Aim of the exercise -> List every line below containing "chart".

Dataset excerpt ->

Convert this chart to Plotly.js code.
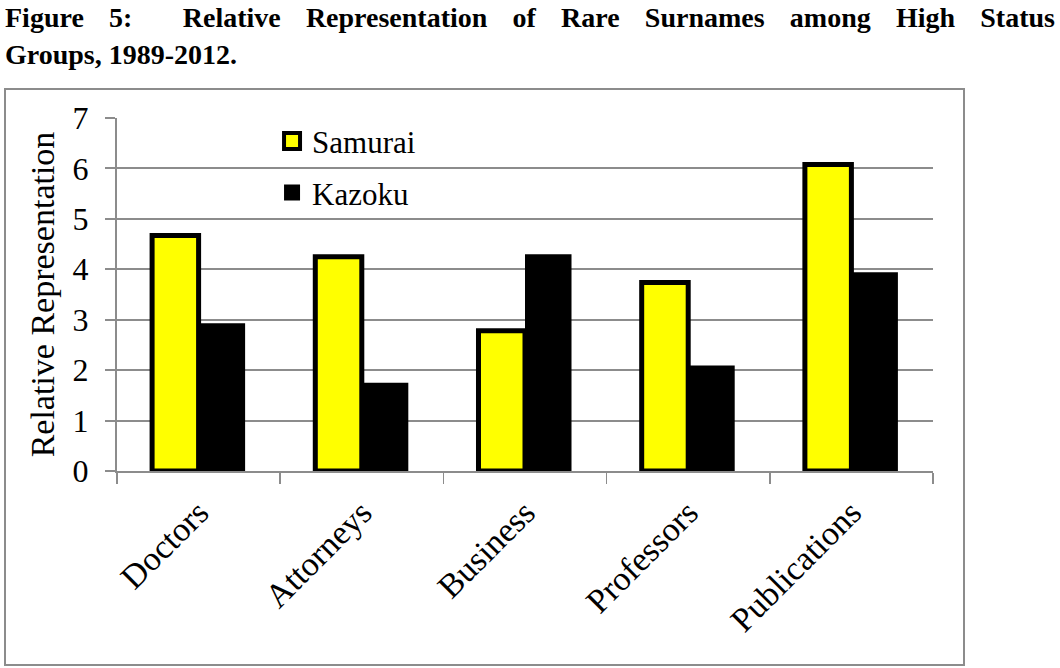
<!DOCTYPE html>
<html>
<head>
<meta charset="utf-8">
<script src="https://cdn.plot.ly/plotly-3.0.1.min.js"></script>
<style>
  html, body { margin: 0; padding: 0; background: #fff; }
  #wrap { position: relative; width: 1060px; height: 668px; overflow: hidden; }
  #title {
    position: absolute; left: 5px; top: -1px; width: 1050px;
    font-family: "Liberation Serif", serif; font-weight: bold; font-size: 28px;
    line-height: 37px; color: #000;
  }
  #title .l1 { text-align: justify; text-align-last: justify; white-space: nowrap; }
  #frame {
    position: absolute; left: 4px; top: 88px; width: 957px; height: 574px;
    border: 2px solid #8c8c8c;
  }
  #chart { position: absolute; left: 0; top: 0; width: 1060px; height: 668px; }
</style>
</head>
<body>
<div id="wrap">
  <div id="title">
    <div class="l1">Figure&nbsp;5:&nbsp; Relative Representation of Rare Surnames among High Status</div>
    <div>Groups, 1989-2012.</div>
  </div>
  <div id="frame"></div>
  <div id="chart"></div>
</div>
<script>
/* ─── Data ───────────────────────────────────────────────────────────────── */
const groups  = ["Doctors", "Attorneys", "Business", "Professors", "Publications"];
const samurai = [4.67, 4.25, 2.78, 3.74, 6.08];
const kazoku  = [2.93, 1.75, 4.30, 2.09, 3.94];
const yTicks  = [0, 1, 2, 3, 4, 5, 6, 7];

const FONT = "Liberation Serif";
const GRID = "#8c8c8c";

const traces = [
  { type: "bar", name: "Samurai", x: groups, y: samurai, showlegend: false,
    marker: { color: "#FFFF00", line: { color: "#000", width: 5 } } },
  { type: "bar", name: "Kazoku", x: groups, y: kazoku, showlegend: false,
    marker: { color: "#000", line: { color: "#000", width: 0 } } },
  // legend-only entries (bigger swatches than the bar legend gives)
  { type: "scatter", mode: "markers", name: "Samurai", legendgroup: "s", x: [null], y: [null],
    marker: { symbol: "square", size: 16, color: "#FFFF00", line: { color: "#000", width: 4 } } },
  { type: "scatter", mode: "markers", name: "Kazoku", legendgroup: "k", x: [null], y: [null],
    marker: { symbol: "square", size: 16, color: "#000", line: { color: "#000", width: 0 } } },
];

const layout = {
  width: 1060, height: 668,
  margin: { l: 117, r: 127, t: 118, b: 197 },
  paper_bgcolor: "rgba(0,0,0,0)", plot_bgcolor: "rgba(0,0,0,0)",
  font: { family: FONT, color: "#000", size: 30 },
  barmode: "group", bargap: 0.43, bargroupgap: 0,
  xaxis: {
    type: "category", categoryarray: groups, categoryorder: "array",
    showgrid: false, showline: true, linecolor: GRID, linewidth: 2,
    ticks: "outside", tickson: "boundaries", ticklen: 11, tickwidth: 1.5, tickcolor: GRID,
    tickangle: -45, ticklabelstandoff: 6,
    tickfont: { size: 34, family: FONT, color: "#000" },
    fixedrange: true,
  },
  yaxis: {
    range: [0, 7], tickvals: yTicks, ticktext: yTicks.map(String),
    showgrid: true, gridcolor: GRID, gridwidth: 2, zeroline: false,
    showline: true, linecolor: GRID, linewidth: 2,
    ticks: "outside", ticklen: 10, tickwidth: 2, tickcolor: GRID,
    ticklabelstandoff: 10,
    tickfont: { size: 32, family: FONT, color: "#000" },
    title: { text: "Relative Representation", font: { size: 34, family: FONT, color: "#000" }, standoff: 8 },
    fixedrange: true,
  },
  legend: {
    x: 0.19, y: 1.01, xanchor: "left", yanchor: "top",
    bgcolor: "rgba(0,0,0,0)", font: { size: 31, family: FONT, color: "#000" },
    itemwidth: 30, tracegroupgap: 8,
  },
};

Plotly.newPlot("chart", traces, layout, { displayModeBar: false, staticPlot: true });
</script>
</body>
</html>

Task answer ->
Convert this chart to Plotly.js code.
  #chart { position: absolute; left: 0; top: 0; width: 1060px; height: 668px; }
  <div id="chart"></div>
Plotly.newPlot("chart", traces, layout, { displayModeBar: false, staticPlot: true });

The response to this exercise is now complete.